1) Schools to Pay Dearly for Underfunded Pension Plans

California school districts are heading for troubled times. According to Independent Institute Senior Fellow Lawrence J. McQuillan, the California State Teachers’ Retirement System (CalSTRS) promised public school teachers generous pension benefits, but it is short the estimated $74 billion to $104 billion necessary to pay for them. Governor Jerry Brown’s signing of Assembly Bill 1469 last year will help cover the shortfall by requiring larger contributions from teachers (28 percent more) and especially from school districts (132 percent more). Teacher hiring, school maintenance, and classroom resources will suffer.

The pension tsunami will devastate voters. “When politicians and bureaucrats compromise education to bail out an obviously broken pension system, a moral tipping point is reached,” McQuillan writes in an op-ed for the San Francisco Chronicle. “You can see the predictable results in Chicago, where the Chicago Public Schools system laid off 500 teachers and more than 1,000 support staff in August in response to out-of-control pension costs and a $10 billion unfunded liability. California is heading for a similar meltdown.”

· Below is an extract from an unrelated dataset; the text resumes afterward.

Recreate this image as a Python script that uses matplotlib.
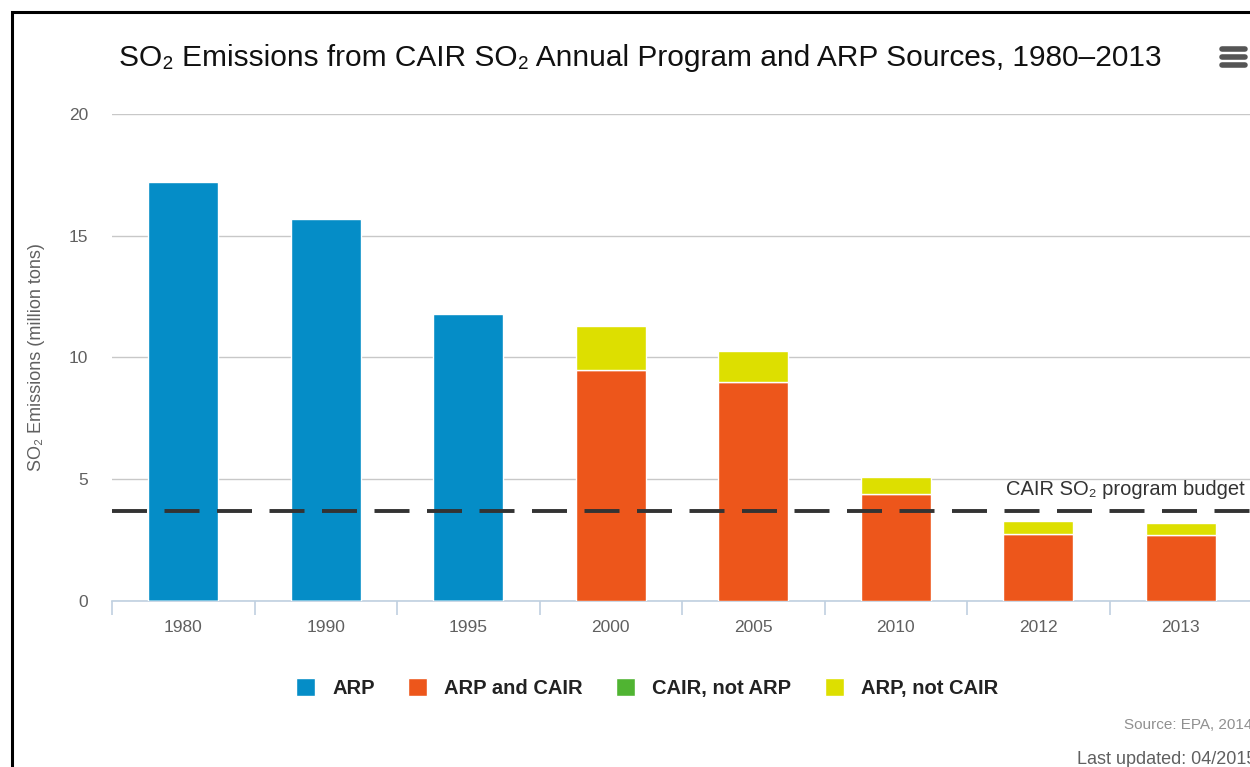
import matplotlib
matplotlib.use("Agg")
import matplotlib.pyplot as plt
import numpy as np
from matplotlib.patches import Rectangle
from matplotlib.lines import Line2D

plt.rcParams['font.family'] = ['Liberation Sans', 'DejaVu Sans']

years = ["1980", "1990", "1995", "2000", "2005", "2010", "2012", "2013"]
arp = [17.2, 15.7, 11.8, 0, 0, 0, 0, 0]
arp_and_cair = [0, 0, 0, 9.5, 9.0, 4.4, 2.75, 2.7]
cair_not_arp = [0, 0, 0, 0, 0, 0, 0, 0]
arp_not_cair = [0, 0, 0, 1.8, 1.25, 0.7, 0.55, 0.5]
budget = 3.7
series_names = ["ARP", "ARP and CAIR", "CAIR, not ARP", "ARP, not CAIR"]
colors = ["#058DC7", "#ED561B", "#50B432", "#DDDF00"]

W, H = 1250, 767
fig = plt.figure(figsize=(W / 100, H / 100), dpi=100)
ax = fig.add_axes([112 / W, 1 - 601 / H, 1140 / W, 487 / H])

x = np.arange(len(years))
bw = 0.49
b_arp = np.array(arp)
b_ac = np.array(arp_and_cair)
b_cn = np.array(cair_not_arp)
b_an = np.array(arp_not_cair)
ax.bar(x, b_arp, bw, color=colors[0], edgecolor="white", linewidth=1, zorder=3)
ax.bar(x, b_ac, bw, color=colors[1], edgecolor="white", linewidth=1, zorder=3)
ax.bar(x, b_cn, bw, bottom=b_ac, color=colors[2], edgecolor="none", linewidth=0, zorder=3)
ax.bar(x, b_an, bw, bottom=b_ac + b_cn, color=colors[3], edgecolor="white", linewidth=1, zorder=3)

ax.set_xlim(-0.5, len(years) - 0.5)
ax.set_ylim(0, 20)
ax.set_yticks([0, 5, 10, 15, 20])
ax.yaxis.grid(True, color="#C8C8C8", linewidth=1)
ax.set_axisbelow(True)
for s in ["top", "right", "left"]:
    ax.spines[s].set_visible(False)
ax.spines["bottom"].set_color("#C0D0E0")
ax.spines["bottom"].set_linewidth(1.2)
ax.tick_params(axis="y", length=0, pad=17, labelsize=12.5, labelcolor="#606060")
ax.set_xticks(x)
ax.set_xticklabels(years)
ax.tick_params(axis="x", length=0, pad=14, labelsize=12.5, labelcolor="#606060")
ax.set_xticks(np.arange(len(years) + 1) - 0.5, minor=True)
ax.tick_params(axis="x", which="minor", length=10, color="#C0D0E0", width=1.2)

# budget line
ax.axhline(budget, color="#333333", linewidth=2.8, linestyle=(0, (9, 4.5)), zorder=4)
ax.text(7.45, budget + 0.5, "CAIR SO\u2082 program budget", ha="right", va="bottom",
        fontsize=14.5, color="#333333", zorder=5)

ax.set_ylabel("SO\u2082 Emissions (million tons)", fontsize=13, color="#606060")
ax.yaxis.set_label_coords((45 - 112) / 1140, 0.5)

fig.text(640 / W, 1 - 58 / H, "SO\u2082 Emissions from CAIR SO\u2082 Annual Program and ARP Sources, 1980\u20132013",
         ha="center", va="center", fontsize=21.5, color="#111111")

# hamburger icon
for dy in (-8, 0, 8):
    fig.add_artist(Line2D([1222 / W, 1245 / W], [1 - (57 + dy) / H] * 2, color="#555555",
                          linewidth=4, solid_capstyle="round"))

# legend
handles = [Rectangle((0, 0), 1, 1, facecolor=c, edgecolor="white") for c in colors]
leg = fig.legend(handles, series_names, loc="center", bbox_to_anchor=(647 / W, 1 - 688 / H), ncol=4,
                 frameon=False, handlelength=0.95, handleheight=0.95, columnspacing=1.65, handletextpad=0.85,
                 prop={"size": 14.5, "weight": "bold"})
for t in leg.get_texts():
    t.set_color("#222222")

fig.text(1252 / W, 1 - 725 / H, "Source: EPA, 2014", ha="right", va="center", fontsize=11, color="#909090")
fig.text(1256 / W, 1 - 759 / H, "Last updated: 04/2015", ha="right", va="center", fontsize=13, color="#606060")

# border frame
fig.add_artist(Rectangle((12 / W, -0.1), 1.2, 1 - 12 / H + 0.1, transform=fig.transFigure,
                         fill=False, edgecolor="black", linewidth=2.2))

fig.savefig("out.png", dpi=100, facecolor="white")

The best way to reform California’s public pension system is to switch from defined-benefit plans to defined-contribution plans, like the 401(k) retirement plans common in the private sector. “Because government wouldn’t be locked into long-term, uncertain funding commitments, California could cap its unfunded pension liability and produce significant budget savings, which should be used to pay off the CalSTRS debt quickly,” McQuillan writes. “This would spare our children and grandchildren from the pension pain that schools and parents are feeling today.”

Switch Teachers to 401(k)-style Pensions, by Lawrence J. McQuillan (San Francisco Chronicle, 9/22/15)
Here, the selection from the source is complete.